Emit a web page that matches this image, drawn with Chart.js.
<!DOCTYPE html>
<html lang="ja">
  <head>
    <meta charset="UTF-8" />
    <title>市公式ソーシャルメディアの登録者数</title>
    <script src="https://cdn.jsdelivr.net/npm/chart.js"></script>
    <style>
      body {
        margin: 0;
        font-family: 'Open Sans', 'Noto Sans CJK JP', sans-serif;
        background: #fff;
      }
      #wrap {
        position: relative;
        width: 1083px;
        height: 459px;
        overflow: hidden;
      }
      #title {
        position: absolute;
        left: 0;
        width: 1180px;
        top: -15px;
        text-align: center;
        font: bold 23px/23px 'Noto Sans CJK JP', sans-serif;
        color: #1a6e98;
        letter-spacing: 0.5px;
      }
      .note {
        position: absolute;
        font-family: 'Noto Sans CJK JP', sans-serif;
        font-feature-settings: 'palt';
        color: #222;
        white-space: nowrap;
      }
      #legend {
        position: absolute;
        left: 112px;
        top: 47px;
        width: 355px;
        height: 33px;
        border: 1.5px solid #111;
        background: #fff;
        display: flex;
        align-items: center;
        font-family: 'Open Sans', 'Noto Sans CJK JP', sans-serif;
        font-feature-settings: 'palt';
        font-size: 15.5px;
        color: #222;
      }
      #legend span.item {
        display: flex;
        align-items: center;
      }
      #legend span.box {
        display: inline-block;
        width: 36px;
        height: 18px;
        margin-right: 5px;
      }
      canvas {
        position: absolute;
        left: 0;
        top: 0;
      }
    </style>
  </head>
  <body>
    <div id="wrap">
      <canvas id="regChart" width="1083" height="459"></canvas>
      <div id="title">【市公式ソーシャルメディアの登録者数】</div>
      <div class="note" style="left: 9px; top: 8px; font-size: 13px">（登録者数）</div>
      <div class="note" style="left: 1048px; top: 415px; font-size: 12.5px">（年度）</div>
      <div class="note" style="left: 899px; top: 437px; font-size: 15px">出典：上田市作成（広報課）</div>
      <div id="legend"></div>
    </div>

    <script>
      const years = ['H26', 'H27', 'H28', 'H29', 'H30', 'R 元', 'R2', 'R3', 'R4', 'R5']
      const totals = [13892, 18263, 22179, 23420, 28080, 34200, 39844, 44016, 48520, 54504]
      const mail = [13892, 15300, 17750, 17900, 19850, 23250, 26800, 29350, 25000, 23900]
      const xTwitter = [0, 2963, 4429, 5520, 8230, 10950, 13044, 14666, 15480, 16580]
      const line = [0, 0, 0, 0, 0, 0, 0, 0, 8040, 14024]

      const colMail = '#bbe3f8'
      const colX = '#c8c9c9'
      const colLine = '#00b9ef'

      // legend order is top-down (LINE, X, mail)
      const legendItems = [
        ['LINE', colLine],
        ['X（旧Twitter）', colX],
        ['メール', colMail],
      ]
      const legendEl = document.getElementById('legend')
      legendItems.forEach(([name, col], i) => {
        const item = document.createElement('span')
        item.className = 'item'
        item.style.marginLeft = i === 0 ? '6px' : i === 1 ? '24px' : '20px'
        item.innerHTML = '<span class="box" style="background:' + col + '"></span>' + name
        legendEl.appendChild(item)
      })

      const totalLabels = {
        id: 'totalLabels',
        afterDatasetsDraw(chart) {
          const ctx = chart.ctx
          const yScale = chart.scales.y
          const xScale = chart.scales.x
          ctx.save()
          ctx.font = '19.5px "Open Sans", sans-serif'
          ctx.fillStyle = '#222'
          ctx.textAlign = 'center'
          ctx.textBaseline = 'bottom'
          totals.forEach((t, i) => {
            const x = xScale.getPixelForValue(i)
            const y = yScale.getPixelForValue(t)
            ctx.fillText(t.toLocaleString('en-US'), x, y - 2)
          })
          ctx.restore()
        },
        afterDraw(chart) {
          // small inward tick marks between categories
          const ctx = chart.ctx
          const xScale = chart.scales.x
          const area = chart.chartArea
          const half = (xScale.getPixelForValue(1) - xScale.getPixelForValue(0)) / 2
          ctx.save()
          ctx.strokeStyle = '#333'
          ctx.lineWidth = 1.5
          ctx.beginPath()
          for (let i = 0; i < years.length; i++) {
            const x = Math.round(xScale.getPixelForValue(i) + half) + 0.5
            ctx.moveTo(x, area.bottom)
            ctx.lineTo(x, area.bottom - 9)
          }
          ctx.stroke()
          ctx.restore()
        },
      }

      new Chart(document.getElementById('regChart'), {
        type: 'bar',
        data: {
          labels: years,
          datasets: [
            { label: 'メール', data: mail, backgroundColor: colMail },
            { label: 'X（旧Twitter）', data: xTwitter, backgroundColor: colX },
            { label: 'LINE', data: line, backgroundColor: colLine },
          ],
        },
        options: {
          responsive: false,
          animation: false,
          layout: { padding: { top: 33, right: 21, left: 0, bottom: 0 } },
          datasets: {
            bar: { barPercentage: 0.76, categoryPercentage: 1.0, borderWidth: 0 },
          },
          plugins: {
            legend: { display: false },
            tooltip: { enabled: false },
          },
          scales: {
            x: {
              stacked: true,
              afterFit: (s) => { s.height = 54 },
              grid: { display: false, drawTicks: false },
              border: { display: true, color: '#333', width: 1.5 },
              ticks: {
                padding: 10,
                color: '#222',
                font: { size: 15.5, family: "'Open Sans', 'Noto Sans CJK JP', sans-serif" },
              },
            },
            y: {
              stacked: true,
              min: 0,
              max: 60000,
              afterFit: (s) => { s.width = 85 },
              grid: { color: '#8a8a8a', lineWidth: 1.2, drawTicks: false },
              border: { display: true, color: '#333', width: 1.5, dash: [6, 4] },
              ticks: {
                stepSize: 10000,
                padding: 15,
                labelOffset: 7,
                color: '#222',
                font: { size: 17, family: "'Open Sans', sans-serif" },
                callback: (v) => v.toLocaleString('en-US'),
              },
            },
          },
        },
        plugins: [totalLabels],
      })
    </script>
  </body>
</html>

STATED EXERCISE:
Repeat the material word for word, in full.

ANSWER TO THE TASK:
Emit a web page that matches this image, drawn with Chart.js.
<!DOCTYPE html>
<html lang="ja">
  <head>
    <meta charset="UTF-8" />
    <title>市公式ソーシャルメディアの登録者数</title>
    <script src="https://cdn.jsdelivr.net/npm/chart.js"></script>
    <style>
      body {
        margin: 0;
        font-family: 'Open Sans', 'Noto Sans CJK JP', sans-serif;
        background: #fff;
      }
      #wrap {
        position: relative;
        width: 1083px;
        height: 459px;
        overflow: hidden;
      }
      #title {
        position: absolute;
        left: 0;
        width: 1180px;
        top: -15px;
        text-align: center;
        font: bold 23px/23px 'Noto Sans CJK JP', sans-serif;
        color: #1a6e98;
        letter-spacing: 0.5px;
      }
      .note {
        position: absolute;
        font-family: 'Noto Sans CJK JP', sans-serif;
        font-feature-settings: 'palt';
        color: #222;
        white-space: nowrap;
      }
      #legend {
        position: absolute;
        left: 112px;
        top: 47px;
        width: 355px;
        height: 33px;
        border: 1.5px solid #111;
        background: #fff;
        display: flex;
        align-items: center;
        font-family: 'Open Sans', 'Noto Sans CJK JP', sans-serif;
        font-feature-settings: 'palt';
        font-size: 15.5px;
        color: #222;
      }
      #legend span.item {
        display: flex;
        align-items: center;
      }
      #legend span.box {
        display: inline-block;
        width: 36px;
        height: 18px;
        margin-right: 5px;
      }
      canvas {
        position: absolute;
        left: 0;
        top: 0;
      }
    </style>
  </head>
  <body>
    <div id="wrap">
      <canvas id="regChart" width="1083" height="459"></canvas>
      <div id="title">【市公式ソーシャルメディアの登録者数】</div>
      <div class="note" style="left: 9px; top: 8px; font-size: 13px">（登録者数）</div>
      <div class="note" style="left: 1048px; top: 415px; font-size: 12.5px">（年度）</div>
      <div class="note" style="left: 899px; top: 437px; font-size: 15px">出典：上田市作成（広報課）</div>
      <div id="legend"></div>
    </div>

    <script>
      const years = ['H26', 'H27', 'H28', 'H29', 'H30', 'R 元', 'R2', 'R3', 'R4', 'R5']
      const totals = [13892, 18263, 22179, 23420, 28080, 34200, 39844, 44016, 48520, 54504]
      const mail = [13892, 15300, 17750, 17900, 19850, 23250, 26800, 29350, 25000, 23900]
      const xTwitter = [0, 2963, 4429, 5520, 8230, 10950, 13044, 14666, 15480, 16580]
      const line = [0, 0, 0, 0, 0, 0, 0, 0, 8040, 14024]

      const colMail = '#bbe3f8'
      const colX = '#c8c9c9'
      const colLine = '#00b9ef'

      // legend order is top-down (LINE, X, mail)
      const legendItems = [
        ['LINE', colLine],
        ['X（旧Twitter）', colX],
        ['メール', colMail],
      ]
      const legendEl = document.getElementById('legend')
      legendItems.forEach(([name, col], i) => {
        const item = document.createElement('span')
        item.className = 'item'
        item.style.marginLeft = i === 0 ? '6px' : i === 1 ? '24px' : '20px'
        item.innerHTML = '<span class="box" style="background:' + col + '"></span>' + name
        legendEl.appendChild(item)
      })

      const totalLabels = {
        id: 'totalLabels',
        afterDatasetsDraw(chart) {
          const ctx = chart.ctx
          const yScale = chart.scales.y
          const xScale = chart.scales.x
          ctx.save()
          ctx.font = '19.5px "Open Sans", sans-serif'
          ctx.fillStyle = '#222'
          ctx.textAlign = 'center'
          ctx.textBaseline = 'bottom'
          totals.forEach((t, i) => {
            const x = xScale.getPixelForValue(i)
            const y = yScale.getPixelForValue(t)
            ctx.fillText(t.toLocaleString('en-US'), x, y - 2)
          })
          ctx.restore()
        },
        afterDraw(chart) {
          // small inward tick marks between categories
          const ctx = chart.ctx
          const xScale = chart.scales.x
          const area = chart.chartArea
          const half = (xScale.getPixelForValue(1) - xScale.getPixelForValue(0)) / 2
          ctx.save()
          ctx.strokeStyle = '#333'
          ctx.lineWidth = 1.5
          ctx.beginPath()
          for (let i = 0; i < years.length; i++) {
            const x = Math.round(xScale.getPixelForValue(i) + half) + 0.5
            ctx.moveTo(x, area.bottom)
            ctx.lineTo(x, area.bottom - 9)
          }
          ctx.stroke()
          ctx.restore()
        },
      }

      new Chart(document.getElementById('regChart'), {
        type: 'bar',
        data: {
          labels: years,
          datasets: [
            { label: 'メール', data: mail, backgroundColor: colMail },
            { label: 'X（旧Twitter）', data: xTwitter, backgroundColor: colX },
            { label: 'LINE', data: line, backgroundColor: colLine },
          ],
        },
        options: {
          responsive: false,
          animation: false,
          layout: { padding: { top: 33, right: 21, left: 0, bottom: 0 } },
          datasets: {
            bar: { barPercentage: 0.76, categoryPercentage: 1.0, borderWidth: 0 },
          },
          plugins: {
            legend: { display: false },
            tooltip: { enabled: false },
          },
          scales: {
            x: {
              stacked: true,
              afterFit: (s) => { s.height = 54 },
              grid: { display: false, drawTicks: false },
              border: { display: true, color: '#333', width: 1.5 },
              ticks: {
                padding: 10,
                color: '#222',
                font: { size: 15.5, family: "'Open Sans', 'Noto Sans CJK JP', sans-serif" },
              },
            },
            y: {
              stacked: true,
              min: 0,
              max: 60000,
              afterFit: (s) => { s.width = 85 },
              grid: { color: '#8a8a8a', lineWidth: 1.2, drawTicks: false },
              border: { display: true, color: '#333', width: 1.5, dash: [6, 4] },
              ticks: {
                stepSize: 10000,
                padding: 15,
                labelOffset: 7,
                color: '#222',
                font: { size: 17, family: "'Open Sans', sans-serif" },
                callback: (v) => v.toLocaleString('en-US'),
              },
            },
          },
        },
        plugins: [totalLabels],
      })
    </script>
  </body>
</html>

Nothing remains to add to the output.